*PROVIDED MATERIAL*
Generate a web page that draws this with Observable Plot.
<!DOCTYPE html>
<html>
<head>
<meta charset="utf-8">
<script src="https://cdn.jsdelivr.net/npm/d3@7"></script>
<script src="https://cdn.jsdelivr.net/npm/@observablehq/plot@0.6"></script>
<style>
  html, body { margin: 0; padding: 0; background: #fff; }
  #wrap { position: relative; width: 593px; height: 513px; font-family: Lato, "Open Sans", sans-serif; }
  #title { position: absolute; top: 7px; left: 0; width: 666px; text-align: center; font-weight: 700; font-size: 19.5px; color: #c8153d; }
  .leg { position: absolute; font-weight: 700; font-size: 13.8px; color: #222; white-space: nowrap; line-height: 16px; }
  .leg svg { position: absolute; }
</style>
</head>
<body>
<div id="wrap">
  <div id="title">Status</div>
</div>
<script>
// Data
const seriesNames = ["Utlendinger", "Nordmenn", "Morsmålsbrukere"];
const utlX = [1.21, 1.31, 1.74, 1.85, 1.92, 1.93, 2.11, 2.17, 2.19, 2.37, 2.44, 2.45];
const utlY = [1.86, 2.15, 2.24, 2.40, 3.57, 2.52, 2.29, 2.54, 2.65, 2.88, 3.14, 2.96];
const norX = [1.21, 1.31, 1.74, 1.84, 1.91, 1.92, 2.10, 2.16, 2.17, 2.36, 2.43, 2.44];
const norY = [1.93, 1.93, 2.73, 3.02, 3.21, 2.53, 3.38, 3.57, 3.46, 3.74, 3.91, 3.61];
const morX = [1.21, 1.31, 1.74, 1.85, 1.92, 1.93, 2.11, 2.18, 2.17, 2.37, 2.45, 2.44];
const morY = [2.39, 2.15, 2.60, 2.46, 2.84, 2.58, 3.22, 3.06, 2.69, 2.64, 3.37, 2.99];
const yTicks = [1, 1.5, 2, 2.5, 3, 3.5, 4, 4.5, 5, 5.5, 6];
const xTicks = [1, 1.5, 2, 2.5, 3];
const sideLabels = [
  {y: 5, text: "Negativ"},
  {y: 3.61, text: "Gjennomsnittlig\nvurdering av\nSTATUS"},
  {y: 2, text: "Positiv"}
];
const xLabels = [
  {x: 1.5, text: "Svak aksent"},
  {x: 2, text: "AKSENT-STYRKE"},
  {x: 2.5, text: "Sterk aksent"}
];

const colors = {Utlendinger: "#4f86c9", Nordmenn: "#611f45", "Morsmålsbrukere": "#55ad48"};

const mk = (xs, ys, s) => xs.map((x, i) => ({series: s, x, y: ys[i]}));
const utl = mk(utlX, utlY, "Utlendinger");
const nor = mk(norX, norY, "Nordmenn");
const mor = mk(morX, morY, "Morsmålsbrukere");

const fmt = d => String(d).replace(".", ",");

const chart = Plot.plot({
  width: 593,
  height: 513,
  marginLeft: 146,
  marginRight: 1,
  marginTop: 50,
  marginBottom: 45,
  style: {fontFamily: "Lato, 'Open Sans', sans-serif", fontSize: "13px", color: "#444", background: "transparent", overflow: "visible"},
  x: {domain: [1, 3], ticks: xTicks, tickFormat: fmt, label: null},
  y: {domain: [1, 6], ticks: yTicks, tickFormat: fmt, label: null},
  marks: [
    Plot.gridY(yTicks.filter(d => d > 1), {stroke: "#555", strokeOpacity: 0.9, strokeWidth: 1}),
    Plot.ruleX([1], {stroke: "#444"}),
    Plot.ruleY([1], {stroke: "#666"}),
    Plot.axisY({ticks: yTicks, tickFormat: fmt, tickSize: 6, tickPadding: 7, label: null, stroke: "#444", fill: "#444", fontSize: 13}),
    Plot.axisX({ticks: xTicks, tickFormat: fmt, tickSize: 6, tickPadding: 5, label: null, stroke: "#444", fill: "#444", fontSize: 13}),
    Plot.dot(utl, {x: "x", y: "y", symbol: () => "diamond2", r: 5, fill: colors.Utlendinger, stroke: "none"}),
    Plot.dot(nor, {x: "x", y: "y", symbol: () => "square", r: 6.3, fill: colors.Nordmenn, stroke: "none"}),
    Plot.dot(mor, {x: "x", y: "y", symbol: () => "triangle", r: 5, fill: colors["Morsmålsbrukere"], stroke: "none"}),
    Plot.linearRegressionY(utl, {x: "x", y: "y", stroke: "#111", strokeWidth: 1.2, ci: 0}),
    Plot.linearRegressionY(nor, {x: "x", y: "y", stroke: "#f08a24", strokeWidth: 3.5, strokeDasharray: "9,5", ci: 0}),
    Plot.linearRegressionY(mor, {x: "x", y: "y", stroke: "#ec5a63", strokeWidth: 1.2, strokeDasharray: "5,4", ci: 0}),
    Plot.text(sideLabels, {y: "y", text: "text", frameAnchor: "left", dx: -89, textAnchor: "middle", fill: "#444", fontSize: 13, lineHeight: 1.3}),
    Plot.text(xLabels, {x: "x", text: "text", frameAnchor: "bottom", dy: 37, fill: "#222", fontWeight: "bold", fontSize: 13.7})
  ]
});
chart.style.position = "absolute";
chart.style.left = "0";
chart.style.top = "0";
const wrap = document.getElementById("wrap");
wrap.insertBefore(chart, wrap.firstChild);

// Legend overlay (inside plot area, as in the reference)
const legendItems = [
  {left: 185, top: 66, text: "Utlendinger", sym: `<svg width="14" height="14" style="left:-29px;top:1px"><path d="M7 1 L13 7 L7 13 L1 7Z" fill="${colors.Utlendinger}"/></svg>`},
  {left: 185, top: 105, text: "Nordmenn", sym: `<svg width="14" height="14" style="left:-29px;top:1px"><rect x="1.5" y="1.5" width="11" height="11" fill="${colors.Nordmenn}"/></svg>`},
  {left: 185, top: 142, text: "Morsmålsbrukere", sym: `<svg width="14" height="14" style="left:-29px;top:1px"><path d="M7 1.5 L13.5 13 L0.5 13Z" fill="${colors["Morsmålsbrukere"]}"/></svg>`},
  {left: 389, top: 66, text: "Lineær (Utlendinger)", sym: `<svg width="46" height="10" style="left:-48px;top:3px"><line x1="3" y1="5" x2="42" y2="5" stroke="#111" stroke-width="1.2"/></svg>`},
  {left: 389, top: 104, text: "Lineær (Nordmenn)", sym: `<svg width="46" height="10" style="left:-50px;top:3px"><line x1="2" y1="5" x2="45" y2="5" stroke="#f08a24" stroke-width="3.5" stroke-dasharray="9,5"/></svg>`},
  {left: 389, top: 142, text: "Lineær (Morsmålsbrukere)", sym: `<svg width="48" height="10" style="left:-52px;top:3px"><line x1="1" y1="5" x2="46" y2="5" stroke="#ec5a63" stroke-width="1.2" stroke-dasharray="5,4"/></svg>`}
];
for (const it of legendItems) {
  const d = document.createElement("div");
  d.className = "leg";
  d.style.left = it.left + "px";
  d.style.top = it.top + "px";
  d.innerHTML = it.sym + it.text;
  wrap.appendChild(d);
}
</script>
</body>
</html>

*GOAL*
Without leaving anything out, quote all the data.

*FULL ANSWER*
Generate a web page that draws this with Observable Plot.
<!DOCTYPE html>
<html>
<head>
<meta charset="utf-8">
<script src="https://cdn.jsdelivr.net/npm/d3@7"></script>
<script src="https://cdn.jsdelivr.net/npm/@observablehq/plot@0.6"></script>
<style>
  html, body { margin: 0; padding: 0; background: #fff; }
  #wrap { position: relative; width: 593px; height: 513px; font-family: Lato, "Open Sans", sans-serif; }
  #title { position: absolute; top: 7px; left: 0; width: 666px; text-align: center; font-weight: 700; font-size: 19.5px; color: #c8153d; }
  .leg { position: absolute; font-weight: 700; font-size: 13.8px; color: #222; white-space: nowrap; line-height: 16px; }
  .leg svg { position: absolute; }
</style>
</head>
<body>
<div id="wrap">
  <div id="title">Status</div>
</div>
<script>
// Data
const seriesNames = ["Utlendinger", "Nordmenn", "Morsmålsbrukere"];
const utlX = [1.21, 1.31, 1.74, 1.85, 1.92, 1.93, 2.11, 2.17, 2.19, 2.37, 2.44, 2.45];
const utlY = [1.86, 2.15, 2.24, 2.40, 3.57, 2.52, 2.29, 2.54, 2.65, 2.88, 3.14, 2.96];
const norX = [1.21, 1.31, 1.74, 1.84, 1.91, 1.92, 2.10, 2.16, 2.17, 2.36, 2.43, 2.44];
const norY = [1.93, 1.93, 2.73, 3.02, 3.21, 2.53, 3.38, 3.57, 3.46, 3.74, 3.91, 3.61];
const morX = [1.21, 1.31, 1.74, 1.85, 1.92, 1.93, 2.11, 2.18, 2.17, 2.37, 2.45, 2.44];
const morY = [2.39, 2.15, 2.60, 2.46, 2.84, 2.58, 3.22, 3.06, 2.69, 2.64, 3.37, 2.99];
const yTicks = [1, 1.5, 2, 2.5, 3, 3.5, 4, 4.5, 5, 5.5, 6];
const xTicks = [1, 1.5, 2, 2.5, 3];
const sideLabels = [
  {y: 5, text: "Negativ"},
  {y: 3.61, text: "Gjennomsnittlig\nvurdering av\nSTATUS"},
  {y: 2, text: "Positiv"}
];
const xLabels = [
  {x: 1.5, text: "Svak aksent"},
  {x: 2, text: "AKSENT-STYRKE"},
  {x: 2.5, text: "Sterk aksent"}
];

const colors = {Utlendinger: "#4f86c9", Nordmenn: "#611f45", "Morsmålsbrukere": "#55ad48"};

const mk = (xs, ys, s) => xs.map((x, i) => ({series: s, x, y: ys[i]}));
const utl = mk(utlX, utlY, "Utlendinger");
const nor = mk(norX, norY, "Nordmenn");
const mor = mk(morX, morY, "Morsmålsbrukere");

const fmt = d => String(d).replace(".", ",");

const chart = Plot.plot({
  width: 593,
  height: 513,
  marginLeft: 146,
  marginRight: 1,
  marginTop: 50,
  marginBottom: 45,
  style: {fontFamily: "Lato, 'Open Sans', sans-serif", fontSize: "13px", color: "#444", background: "transparent", overflow: "visible"},
  x: {domain: [1, 3], ticks: xTicks, tickFormat: fmt, label: null},
  y: {domain: [1, 6], ticks: yTicks, tickFormat: fmt, label: null},
  marks: [
    Plot.gridY(yTicks.filter(d => d > 1), {stroke: "#555", strokeOpacity: 0.9, strokeWidth: 1}),
    Plot.ruleX([1], {stroke: "#444"}),
    Plot.ruleY([1], {stroke: "#666"}),
    Plot.axisY({ticks: yTicks, tickFormat: fmt, tickSize: 6, tickPadding: 7, label: null, stroke: "#444", fill: "#444", fontSize: 13}),
    Plot.axisX({ticks: xTicks, tickFormat: fmt, tickSize: 6, tickPadding: 5, label: null, stroke: "#444", fill: "#444", fontSize: 13}),
    Plot.dot(utl, {x: "x", y: "y", symbol: () => "diamond2", r: 5, fill: colors.Utlendinger, stroke: "none"}),
    Plot.dot(nor, {x: "x", y: "y", symbol: () => "square", r: 6.3, fill: colors.Nordmenn, stroke: "none"}),
    Plot.dot(mor, {x: "x", y: "y", symbol: () => "triangle", r: 5, fill: colors["Morsmålsbrukere"], stroke: "none"}),
    Plot.linearRegressionY(utl, {x: "x", y: "y", stroke: "#111", strokeWidth: 1.2, ci: 0}),
    Plot.linearRegressionY(nor, {x: "x", y: "y", stroke: "#f08a24", strokeWidth: 3.5, strokeDasharray: "9,5", ci: 0}),
    Plot.linearRegressionY(mor, {x: "x", y: "y", stroke: "#ec5a63", strokeWidth: 1.2, strokeDasharray: "5,4", ci: 0}),
    Plot.text(sideLabels, {y: "y", text: "text", frameAnchor: "left", dx: -89, textAnchor: "middle", fill: "#444", fontSize: 13, lineHeight: 1.3}),
    Plot.text(xLabels, {x: "x", text: "text", frameAnchor: "bottom", dy: 37, fill: "#222", fontWeight: "bold", fontSize: 13.7})
  ]
});
chart.style.position = "absolute";
chart.style.left = "0";
chart.style.top = "0";
const wrap = document.getElementById("wrap");
wrap.insertBefore(chart, wrap.firstChild);

// Legend overlay (inside plot area, as in the reference)
const legendItems = [
  {left: 185, top: 66, text: "Utlendinger", sym: `<svg width="14" height="14" style="left:-29px;top:1px"><path d="M7 1 L13 7 L7 13 L1 7Z" fill="${colors.Utlendinger}"/></svg>`},
  {left: 185, top: 105, text: "Nordmenn", sym: `<svg width="14" height="14" style="left:-29px;top:1px"><rect x="1.5" y="1.5" width="11" height="11" fill="${colors.Nordmenn}"/></svg>`},
  {left: 185, top: 142, text: "Morsmålsbrukere", sym: `<svg width="14" height="14" style="left:-29px;top:1px"><path d="M7 1.5 L13.5 13 L0.5 13Z" fill="${colors["Morsmålsbrukere"]}"/></svg>`},
  {left: 389, top: 66, text: "Lineær (Utlendinger)", sym: `<svg width="46" height="10" style="left:-48px;top:3px"><line x1="3" y1="5" x2="42" y2="5" stroke="#111" stroke-width="1.2"/></svg>`},
  {left: 389, top: 104, text: "Lineær (Nordmenn)", sym: `<svg width="46" height="10" style="left:-50px;top:3px"><line x1="2" y1="5" x2="45" y2="5" stroke="#f08a24" stroke-width="3.5" stroke-dasharray="9,5"/></svg>`},
  {left: 389, top: 142, text: "Lineær (Morsmålsbrukere)", sym: `<svg width="48" height="10" style="left:-52px;top:3px"><line x1="1" y1="5" x2="46" y2="5" stroke="#ec5a63" stroke-width="1.2" stroke-dasharray="5,4"/></svg>`}
];
for (const it of legendItems) {
  const d = document.createElement("div");
  d.className = "leg";
  d.style.left = it.left + "px";
  d.style.top = it.top + "px";
  d.innerHTML = it.sym + it.text;
  wrap.appendChild(d);
}
</script>
</body>
</html>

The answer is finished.